Problem statement => Nothing outside the lines from the one containing "Write the seaborn" through the one containing "import seaborn as sns" should be copied, and no pictures either. Copy those lines exactly.

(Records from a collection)
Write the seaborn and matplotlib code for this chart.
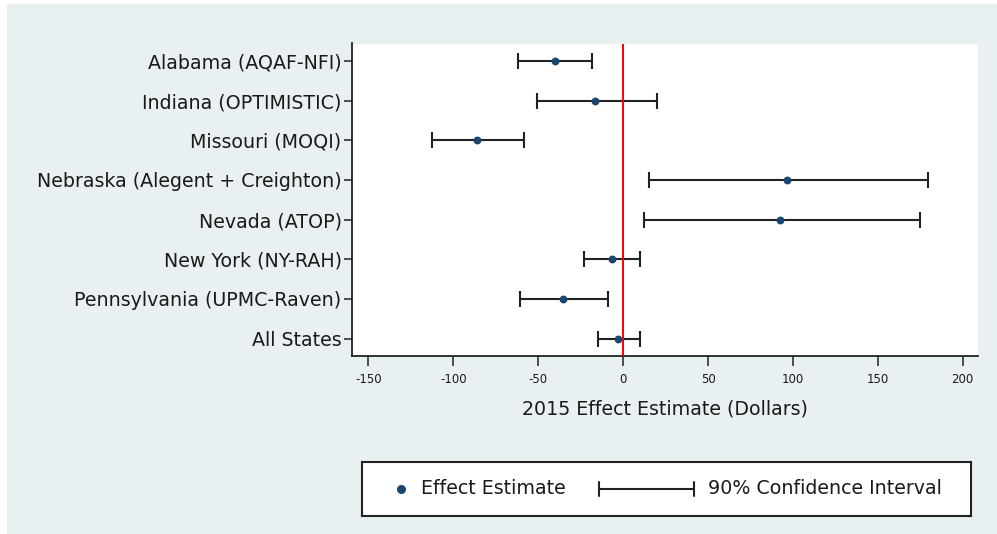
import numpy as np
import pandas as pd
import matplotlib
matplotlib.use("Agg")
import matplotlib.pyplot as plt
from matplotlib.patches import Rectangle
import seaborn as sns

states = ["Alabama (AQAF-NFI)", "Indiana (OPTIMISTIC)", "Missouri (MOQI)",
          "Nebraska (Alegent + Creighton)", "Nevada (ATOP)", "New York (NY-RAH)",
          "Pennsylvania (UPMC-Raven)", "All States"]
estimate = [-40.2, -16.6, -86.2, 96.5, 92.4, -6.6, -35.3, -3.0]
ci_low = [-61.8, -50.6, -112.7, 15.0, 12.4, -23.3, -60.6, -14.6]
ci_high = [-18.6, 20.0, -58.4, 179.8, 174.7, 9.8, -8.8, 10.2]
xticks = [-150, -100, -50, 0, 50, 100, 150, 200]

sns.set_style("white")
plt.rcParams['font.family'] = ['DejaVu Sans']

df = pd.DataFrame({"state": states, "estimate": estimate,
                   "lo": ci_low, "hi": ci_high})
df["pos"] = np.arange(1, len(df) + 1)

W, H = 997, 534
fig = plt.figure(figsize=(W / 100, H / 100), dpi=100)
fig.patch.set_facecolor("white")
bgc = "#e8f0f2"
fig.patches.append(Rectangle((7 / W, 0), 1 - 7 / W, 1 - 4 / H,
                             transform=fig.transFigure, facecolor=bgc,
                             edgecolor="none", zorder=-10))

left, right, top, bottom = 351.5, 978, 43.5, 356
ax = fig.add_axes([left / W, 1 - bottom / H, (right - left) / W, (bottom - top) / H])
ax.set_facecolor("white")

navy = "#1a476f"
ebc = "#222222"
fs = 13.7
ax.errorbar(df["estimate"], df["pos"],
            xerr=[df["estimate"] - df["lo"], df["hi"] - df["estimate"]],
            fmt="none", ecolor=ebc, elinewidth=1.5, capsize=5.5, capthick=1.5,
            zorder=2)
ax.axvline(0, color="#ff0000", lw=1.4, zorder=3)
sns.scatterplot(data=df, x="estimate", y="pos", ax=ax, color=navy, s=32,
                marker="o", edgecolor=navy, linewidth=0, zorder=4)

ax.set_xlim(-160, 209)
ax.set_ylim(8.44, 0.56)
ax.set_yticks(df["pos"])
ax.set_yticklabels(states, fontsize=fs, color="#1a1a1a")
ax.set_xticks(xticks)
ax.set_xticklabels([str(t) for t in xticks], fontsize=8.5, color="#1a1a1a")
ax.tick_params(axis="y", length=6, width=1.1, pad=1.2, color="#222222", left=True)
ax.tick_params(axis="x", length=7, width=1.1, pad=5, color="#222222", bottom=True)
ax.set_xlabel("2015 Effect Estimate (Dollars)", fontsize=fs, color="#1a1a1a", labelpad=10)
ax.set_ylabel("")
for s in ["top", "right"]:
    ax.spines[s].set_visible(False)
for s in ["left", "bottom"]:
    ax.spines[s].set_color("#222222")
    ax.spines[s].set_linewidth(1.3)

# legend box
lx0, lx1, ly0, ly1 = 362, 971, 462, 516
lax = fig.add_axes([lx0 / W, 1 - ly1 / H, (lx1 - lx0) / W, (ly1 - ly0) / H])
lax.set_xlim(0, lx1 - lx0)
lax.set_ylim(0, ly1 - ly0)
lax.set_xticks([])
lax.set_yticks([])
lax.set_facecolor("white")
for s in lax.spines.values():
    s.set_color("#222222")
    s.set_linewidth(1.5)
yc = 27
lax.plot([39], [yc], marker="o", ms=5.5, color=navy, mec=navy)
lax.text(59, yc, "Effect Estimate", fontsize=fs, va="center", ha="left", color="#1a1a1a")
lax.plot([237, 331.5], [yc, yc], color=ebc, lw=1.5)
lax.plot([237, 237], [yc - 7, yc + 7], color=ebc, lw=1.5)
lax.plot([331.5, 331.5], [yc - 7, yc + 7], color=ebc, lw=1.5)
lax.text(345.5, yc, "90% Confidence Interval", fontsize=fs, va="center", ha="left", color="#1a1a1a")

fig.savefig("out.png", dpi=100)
--
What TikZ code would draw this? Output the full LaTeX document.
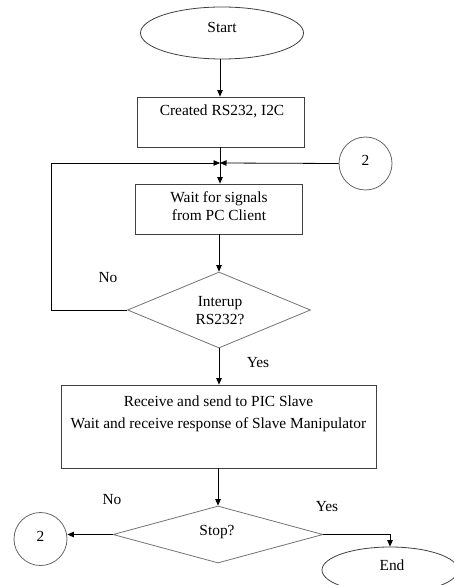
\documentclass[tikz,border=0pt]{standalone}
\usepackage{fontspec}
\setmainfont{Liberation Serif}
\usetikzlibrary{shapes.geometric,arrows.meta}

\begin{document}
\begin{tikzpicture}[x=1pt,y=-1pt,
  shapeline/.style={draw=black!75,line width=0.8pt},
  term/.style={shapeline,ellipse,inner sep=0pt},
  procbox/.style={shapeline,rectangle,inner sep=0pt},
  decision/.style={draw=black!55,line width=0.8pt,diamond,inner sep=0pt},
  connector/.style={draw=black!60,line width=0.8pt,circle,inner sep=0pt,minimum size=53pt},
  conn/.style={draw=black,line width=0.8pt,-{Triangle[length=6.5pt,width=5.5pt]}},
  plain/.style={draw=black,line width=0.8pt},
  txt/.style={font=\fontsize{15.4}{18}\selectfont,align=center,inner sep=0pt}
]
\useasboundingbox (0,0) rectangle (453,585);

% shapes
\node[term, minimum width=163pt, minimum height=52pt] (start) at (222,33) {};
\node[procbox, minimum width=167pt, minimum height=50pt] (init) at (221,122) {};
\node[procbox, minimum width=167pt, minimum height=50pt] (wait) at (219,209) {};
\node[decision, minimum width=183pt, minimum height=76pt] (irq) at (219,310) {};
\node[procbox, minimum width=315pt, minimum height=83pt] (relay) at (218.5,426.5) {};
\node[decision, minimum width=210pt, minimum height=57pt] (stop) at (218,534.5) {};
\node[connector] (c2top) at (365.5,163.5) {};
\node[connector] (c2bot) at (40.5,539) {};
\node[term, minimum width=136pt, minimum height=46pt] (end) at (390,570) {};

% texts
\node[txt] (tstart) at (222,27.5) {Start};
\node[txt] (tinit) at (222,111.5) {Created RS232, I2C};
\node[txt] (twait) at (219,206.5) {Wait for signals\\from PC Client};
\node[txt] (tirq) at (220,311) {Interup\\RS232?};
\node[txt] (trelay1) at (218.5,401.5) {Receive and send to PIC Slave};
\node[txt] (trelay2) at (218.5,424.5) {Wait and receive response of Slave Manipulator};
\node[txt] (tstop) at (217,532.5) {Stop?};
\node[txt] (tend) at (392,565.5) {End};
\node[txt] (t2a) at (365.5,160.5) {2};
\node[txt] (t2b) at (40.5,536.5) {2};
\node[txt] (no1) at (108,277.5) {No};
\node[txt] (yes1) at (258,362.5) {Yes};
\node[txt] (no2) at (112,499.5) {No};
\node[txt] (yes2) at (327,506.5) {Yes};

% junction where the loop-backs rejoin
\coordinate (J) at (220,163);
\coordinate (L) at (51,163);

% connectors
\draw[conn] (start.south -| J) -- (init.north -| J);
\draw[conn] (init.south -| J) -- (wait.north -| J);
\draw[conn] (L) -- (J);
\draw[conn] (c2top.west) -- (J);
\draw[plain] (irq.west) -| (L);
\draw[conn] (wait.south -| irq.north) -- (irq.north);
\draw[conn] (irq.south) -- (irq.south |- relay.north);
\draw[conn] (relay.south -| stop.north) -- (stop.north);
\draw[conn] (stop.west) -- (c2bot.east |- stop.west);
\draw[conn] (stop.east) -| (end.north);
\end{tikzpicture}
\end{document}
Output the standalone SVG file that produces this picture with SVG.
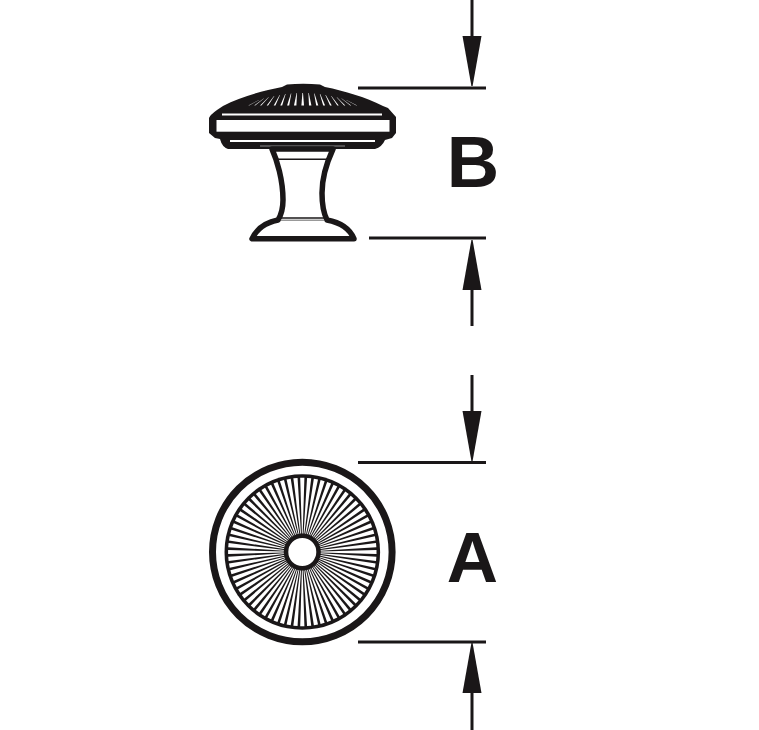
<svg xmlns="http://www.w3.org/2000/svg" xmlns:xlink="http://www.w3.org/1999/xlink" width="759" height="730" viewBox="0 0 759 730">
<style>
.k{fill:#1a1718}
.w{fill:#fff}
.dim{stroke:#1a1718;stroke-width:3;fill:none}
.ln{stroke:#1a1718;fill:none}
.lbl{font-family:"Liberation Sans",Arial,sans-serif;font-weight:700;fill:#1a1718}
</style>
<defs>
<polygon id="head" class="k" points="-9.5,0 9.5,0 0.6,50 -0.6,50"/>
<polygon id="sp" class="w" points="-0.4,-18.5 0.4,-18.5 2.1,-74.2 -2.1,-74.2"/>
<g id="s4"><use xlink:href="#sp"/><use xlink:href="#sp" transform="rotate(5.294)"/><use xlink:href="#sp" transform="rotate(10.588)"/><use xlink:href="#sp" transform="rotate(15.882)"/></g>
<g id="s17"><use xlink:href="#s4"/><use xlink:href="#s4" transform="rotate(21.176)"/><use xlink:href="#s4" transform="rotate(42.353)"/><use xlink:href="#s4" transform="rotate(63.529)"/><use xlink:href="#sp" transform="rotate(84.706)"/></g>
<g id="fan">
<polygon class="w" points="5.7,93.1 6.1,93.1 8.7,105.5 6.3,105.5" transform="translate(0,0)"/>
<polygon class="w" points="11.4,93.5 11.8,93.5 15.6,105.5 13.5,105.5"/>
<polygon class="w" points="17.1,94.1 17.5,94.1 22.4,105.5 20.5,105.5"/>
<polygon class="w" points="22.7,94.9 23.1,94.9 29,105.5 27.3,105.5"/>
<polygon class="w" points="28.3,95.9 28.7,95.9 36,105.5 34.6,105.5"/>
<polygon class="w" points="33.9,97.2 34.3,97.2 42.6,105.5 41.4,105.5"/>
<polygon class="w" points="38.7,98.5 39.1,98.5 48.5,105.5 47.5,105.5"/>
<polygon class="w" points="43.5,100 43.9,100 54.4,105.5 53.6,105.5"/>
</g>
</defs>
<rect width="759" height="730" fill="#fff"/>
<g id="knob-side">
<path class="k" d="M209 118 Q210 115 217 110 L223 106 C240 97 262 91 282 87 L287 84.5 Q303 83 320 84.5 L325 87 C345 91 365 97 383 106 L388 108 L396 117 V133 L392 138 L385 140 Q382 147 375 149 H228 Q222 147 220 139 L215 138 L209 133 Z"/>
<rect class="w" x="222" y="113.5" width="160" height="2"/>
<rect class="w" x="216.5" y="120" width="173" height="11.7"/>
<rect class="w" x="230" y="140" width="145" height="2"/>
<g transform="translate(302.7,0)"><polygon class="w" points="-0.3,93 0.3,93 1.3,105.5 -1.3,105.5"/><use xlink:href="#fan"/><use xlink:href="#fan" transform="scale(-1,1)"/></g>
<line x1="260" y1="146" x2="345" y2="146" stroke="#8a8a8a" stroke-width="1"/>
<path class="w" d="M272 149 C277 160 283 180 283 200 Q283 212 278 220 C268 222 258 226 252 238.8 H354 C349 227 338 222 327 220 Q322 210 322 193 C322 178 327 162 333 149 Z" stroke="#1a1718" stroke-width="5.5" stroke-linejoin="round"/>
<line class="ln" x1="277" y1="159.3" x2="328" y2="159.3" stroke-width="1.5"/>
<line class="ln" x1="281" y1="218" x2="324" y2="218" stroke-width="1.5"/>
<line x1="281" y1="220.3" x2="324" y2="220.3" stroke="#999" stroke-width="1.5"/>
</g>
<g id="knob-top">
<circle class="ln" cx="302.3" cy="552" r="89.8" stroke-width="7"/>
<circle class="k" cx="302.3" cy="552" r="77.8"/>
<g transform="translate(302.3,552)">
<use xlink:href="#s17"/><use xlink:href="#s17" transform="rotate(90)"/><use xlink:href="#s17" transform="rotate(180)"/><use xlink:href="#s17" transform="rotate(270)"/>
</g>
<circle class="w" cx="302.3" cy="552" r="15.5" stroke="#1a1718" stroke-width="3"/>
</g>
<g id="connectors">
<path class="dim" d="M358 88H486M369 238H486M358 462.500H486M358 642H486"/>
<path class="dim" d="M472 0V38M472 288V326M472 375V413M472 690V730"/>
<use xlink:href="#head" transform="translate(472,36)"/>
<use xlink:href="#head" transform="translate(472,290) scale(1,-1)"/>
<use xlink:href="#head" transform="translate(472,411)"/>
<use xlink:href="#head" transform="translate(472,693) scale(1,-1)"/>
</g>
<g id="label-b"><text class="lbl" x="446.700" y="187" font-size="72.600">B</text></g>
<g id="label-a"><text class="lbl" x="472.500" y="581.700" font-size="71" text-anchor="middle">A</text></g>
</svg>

Solution to the problem =>
Write the seaborn and matplotlib code for this chart.
import numpy as np
import pandas as pd
import matplotlib
matplotlib.use("Agg")
import matplotlib.pyplot as plt
from matplotlib.patches import Rectangle
import seaborn as sns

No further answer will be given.